Ludum Dare 33: Passengers
Das Bild von Aylan Kurdi ging um die Welt. Scheinbar musste Europa erst ein totes Kind sehen, um mehr als eine bloße Statistik in den tausenden im Mittelmeer verlorenen Leben zu erkennen. Das beim 33. Ludum Dare entstandene Passengers ist ein auf den ersten Blick unscheinbares Spiel, das sich genau damit auseinandersetzt.
Mit fröhlicher 8bit-Musik präsentiert es die Flucht nach Europa als zynische Wirtschaftssimulation. Ist ein Boot gefunden und die Schleuser bestochen, werden die Passagiere eingeladen. Die anschließende Überfahrt läuft automatisch und außerhalb der Kontrolle der Spielenden. Ob Stürme, andere Schleuser oder die Küstenwache den mit einer Handvoll Pixel dargestellten, rostigen Kahn versenken, macht im Spiel keinen Unterschied. Kurz zuvor standen sie noch als bunte Figuren am Pier und warteten auf das Schiff, das sie fort bringt. Eine Musiklehrerin, die deutsche Opern liebt. Eine Künstlerin, die im Krieg alles verloren hat. Manche handeln mit Drogen, lieben Comics, sind religiös oder nicht. Manche haben nichts über sich zu erzählen. Sie wollen nach Spanien, Frankreich oder Deutschland.

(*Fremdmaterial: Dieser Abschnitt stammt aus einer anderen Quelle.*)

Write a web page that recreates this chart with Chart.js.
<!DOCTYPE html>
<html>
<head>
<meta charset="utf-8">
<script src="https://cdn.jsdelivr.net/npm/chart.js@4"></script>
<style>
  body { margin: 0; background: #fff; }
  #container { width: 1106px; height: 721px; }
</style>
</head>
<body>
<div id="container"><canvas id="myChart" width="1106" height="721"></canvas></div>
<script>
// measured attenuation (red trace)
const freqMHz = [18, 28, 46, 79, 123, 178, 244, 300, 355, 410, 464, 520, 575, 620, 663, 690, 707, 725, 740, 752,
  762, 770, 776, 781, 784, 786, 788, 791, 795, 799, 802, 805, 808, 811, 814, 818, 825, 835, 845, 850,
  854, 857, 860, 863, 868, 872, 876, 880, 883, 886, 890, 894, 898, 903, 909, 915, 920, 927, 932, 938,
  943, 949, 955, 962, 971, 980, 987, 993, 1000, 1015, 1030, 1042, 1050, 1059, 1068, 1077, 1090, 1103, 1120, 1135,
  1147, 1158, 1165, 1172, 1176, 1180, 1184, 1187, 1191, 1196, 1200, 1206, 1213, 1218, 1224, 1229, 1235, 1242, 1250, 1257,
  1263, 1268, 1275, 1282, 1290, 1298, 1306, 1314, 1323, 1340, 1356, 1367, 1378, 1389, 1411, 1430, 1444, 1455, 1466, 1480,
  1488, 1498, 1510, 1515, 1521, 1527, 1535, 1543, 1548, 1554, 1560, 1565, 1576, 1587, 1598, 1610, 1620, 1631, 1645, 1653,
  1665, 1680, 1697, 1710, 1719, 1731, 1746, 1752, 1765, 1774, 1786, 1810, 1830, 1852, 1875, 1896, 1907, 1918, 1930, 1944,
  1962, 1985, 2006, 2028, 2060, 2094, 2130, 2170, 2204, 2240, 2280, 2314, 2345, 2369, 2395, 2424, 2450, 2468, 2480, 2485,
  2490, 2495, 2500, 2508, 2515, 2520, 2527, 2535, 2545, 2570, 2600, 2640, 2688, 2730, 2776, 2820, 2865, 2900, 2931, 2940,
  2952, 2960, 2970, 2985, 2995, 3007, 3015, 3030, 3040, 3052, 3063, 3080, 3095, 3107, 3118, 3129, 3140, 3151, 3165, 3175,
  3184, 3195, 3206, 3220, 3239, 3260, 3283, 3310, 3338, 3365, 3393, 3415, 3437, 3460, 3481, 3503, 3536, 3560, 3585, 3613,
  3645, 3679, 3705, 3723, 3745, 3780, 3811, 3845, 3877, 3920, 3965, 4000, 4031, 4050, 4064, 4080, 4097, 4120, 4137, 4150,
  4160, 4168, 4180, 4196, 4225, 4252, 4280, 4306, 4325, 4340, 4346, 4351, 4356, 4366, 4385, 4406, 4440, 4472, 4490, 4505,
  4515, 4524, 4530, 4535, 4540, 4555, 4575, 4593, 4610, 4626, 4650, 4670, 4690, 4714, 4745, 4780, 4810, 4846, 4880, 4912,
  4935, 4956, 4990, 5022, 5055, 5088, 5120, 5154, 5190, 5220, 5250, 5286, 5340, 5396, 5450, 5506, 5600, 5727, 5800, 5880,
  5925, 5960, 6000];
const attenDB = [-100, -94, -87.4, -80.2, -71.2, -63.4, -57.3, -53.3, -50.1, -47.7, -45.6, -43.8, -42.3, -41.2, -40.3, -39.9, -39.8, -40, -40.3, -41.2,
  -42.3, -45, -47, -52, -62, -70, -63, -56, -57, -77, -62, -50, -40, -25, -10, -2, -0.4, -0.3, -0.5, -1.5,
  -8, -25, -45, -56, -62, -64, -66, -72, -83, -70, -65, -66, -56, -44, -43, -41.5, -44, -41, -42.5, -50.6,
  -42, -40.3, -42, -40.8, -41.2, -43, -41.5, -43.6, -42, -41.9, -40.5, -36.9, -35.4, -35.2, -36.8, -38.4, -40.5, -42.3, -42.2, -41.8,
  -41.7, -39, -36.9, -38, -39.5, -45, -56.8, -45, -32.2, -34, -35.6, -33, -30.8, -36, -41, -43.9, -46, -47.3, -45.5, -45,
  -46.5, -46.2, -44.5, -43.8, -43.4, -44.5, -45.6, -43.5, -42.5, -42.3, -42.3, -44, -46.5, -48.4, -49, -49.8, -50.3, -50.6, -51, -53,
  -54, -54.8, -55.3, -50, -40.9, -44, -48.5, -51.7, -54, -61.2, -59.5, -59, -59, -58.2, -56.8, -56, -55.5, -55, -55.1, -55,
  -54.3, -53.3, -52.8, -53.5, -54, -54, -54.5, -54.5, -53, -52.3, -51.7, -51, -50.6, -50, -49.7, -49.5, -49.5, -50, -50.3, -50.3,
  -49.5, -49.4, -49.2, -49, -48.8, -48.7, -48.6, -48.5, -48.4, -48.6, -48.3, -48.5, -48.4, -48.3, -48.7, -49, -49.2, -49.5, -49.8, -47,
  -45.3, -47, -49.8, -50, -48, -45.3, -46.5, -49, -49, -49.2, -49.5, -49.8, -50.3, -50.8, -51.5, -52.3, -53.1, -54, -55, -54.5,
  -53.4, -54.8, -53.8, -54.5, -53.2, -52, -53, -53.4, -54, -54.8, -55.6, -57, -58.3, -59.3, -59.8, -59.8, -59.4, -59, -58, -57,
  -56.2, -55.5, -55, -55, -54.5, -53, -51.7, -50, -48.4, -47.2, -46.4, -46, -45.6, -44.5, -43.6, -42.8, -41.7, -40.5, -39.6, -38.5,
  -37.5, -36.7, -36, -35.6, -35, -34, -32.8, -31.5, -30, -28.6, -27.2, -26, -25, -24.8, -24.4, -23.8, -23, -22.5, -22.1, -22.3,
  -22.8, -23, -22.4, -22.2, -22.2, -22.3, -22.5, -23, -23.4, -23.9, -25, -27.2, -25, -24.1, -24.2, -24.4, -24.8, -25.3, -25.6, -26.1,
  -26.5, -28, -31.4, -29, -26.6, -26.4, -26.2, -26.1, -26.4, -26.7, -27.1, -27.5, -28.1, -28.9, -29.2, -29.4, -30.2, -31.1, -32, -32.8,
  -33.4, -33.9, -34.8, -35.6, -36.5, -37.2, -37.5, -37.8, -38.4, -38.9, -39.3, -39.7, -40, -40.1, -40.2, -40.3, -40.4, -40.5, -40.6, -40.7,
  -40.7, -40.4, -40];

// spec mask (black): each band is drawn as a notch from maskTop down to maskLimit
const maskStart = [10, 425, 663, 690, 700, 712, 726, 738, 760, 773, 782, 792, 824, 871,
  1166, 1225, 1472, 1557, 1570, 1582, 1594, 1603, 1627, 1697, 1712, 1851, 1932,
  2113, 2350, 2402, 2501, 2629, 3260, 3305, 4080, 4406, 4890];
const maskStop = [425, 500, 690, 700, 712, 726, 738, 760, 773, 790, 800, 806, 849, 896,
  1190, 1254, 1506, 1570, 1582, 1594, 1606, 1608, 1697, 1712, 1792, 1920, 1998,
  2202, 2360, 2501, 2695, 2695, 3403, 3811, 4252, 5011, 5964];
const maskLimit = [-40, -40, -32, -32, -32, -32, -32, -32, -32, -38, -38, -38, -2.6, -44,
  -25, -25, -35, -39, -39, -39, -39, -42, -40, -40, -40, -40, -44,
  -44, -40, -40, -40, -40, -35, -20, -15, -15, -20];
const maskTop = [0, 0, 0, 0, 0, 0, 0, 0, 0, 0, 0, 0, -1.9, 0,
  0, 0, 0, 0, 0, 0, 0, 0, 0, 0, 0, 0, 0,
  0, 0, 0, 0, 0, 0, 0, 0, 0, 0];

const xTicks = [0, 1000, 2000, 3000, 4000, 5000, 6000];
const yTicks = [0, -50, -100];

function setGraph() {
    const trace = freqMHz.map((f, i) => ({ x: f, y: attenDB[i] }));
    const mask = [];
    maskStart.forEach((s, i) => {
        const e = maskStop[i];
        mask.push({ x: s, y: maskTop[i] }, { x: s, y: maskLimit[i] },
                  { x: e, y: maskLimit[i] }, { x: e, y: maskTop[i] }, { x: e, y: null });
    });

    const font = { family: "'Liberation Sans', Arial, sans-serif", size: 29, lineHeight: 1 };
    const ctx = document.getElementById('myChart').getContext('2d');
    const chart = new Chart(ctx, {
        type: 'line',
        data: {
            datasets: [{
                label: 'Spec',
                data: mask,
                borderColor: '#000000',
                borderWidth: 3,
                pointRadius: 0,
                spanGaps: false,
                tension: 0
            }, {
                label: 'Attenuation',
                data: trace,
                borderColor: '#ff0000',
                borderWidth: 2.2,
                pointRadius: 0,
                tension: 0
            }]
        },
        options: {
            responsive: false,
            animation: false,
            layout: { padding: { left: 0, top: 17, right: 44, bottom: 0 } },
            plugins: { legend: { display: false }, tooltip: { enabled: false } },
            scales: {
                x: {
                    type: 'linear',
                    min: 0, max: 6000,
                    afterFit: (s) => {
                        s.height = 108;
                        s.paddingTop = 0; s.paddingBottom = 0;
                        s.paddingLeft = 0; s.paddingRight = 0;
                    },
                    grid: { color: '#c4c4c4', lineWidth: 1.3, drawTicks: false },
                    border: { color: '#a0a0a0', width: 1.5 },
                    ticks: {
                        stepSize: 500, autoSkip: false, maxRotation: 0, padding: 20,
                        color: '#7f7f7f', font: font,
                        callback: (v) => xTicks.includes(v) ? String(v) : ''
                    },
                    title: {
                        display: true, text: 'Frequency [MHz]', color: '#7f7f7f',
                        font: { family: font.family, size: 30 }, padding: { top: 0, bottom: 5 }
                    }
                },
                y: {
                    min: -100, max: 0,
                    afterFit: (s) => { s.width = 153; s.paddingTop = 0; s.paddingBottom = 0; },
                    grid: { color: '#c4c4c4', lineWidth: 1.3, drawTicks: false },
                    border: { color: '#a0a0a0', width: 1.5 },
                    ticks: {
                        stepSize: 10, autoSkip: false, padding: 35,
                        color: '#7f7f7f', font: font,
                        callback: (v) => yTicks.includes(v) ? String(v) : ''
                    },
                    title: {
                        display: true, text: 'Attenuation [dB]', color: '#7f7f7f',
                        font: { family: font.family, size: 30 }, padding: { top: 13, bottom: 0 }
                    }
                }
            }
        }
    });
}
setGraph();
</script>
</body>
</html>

Ein Druck auf meine Tastatur reicht, um ihre Lebensgeschichte auszublenden und sie wegzuschicken.
Passengers thematisiert die Unmenschlichkeit von Grenzen durch eine distanzierte Spielmechanik und schafft es gleichzeitig, die Menschen hinter der groben Pixelgrafik als eben das darzustellen: menschlich. Es erinnert dabei auf mehrere Arten an Papers, Please, nicht zuletzt da ihm eine ähnliche Gratwanderung gelingt. Ein komischer Beigeschmack bleibt dennoch. Was für Themen kann, darf und sollte ein Videospiel aufgreifen? Ist es angesichts der humanitären Katastrophe und der tausenden Toten an den Grenzen der Festung Europa angemessen, dieses Thema aus seinem eigenen, sicheren Wohlstand in etwas so banalem wie einem Spiel aufzuarbeiten? Ich bin letztendlich nicht in der Position zu beurteilen, ob Passengers angemessen ist. Ich weiß aber, dass diese fünf Minuten mir mehr mitgegeben haben, als eine weitere trocken vorgetragene Statistik in der Tagesschau. Und weniger zynisch ist die eigentlich auch nicht.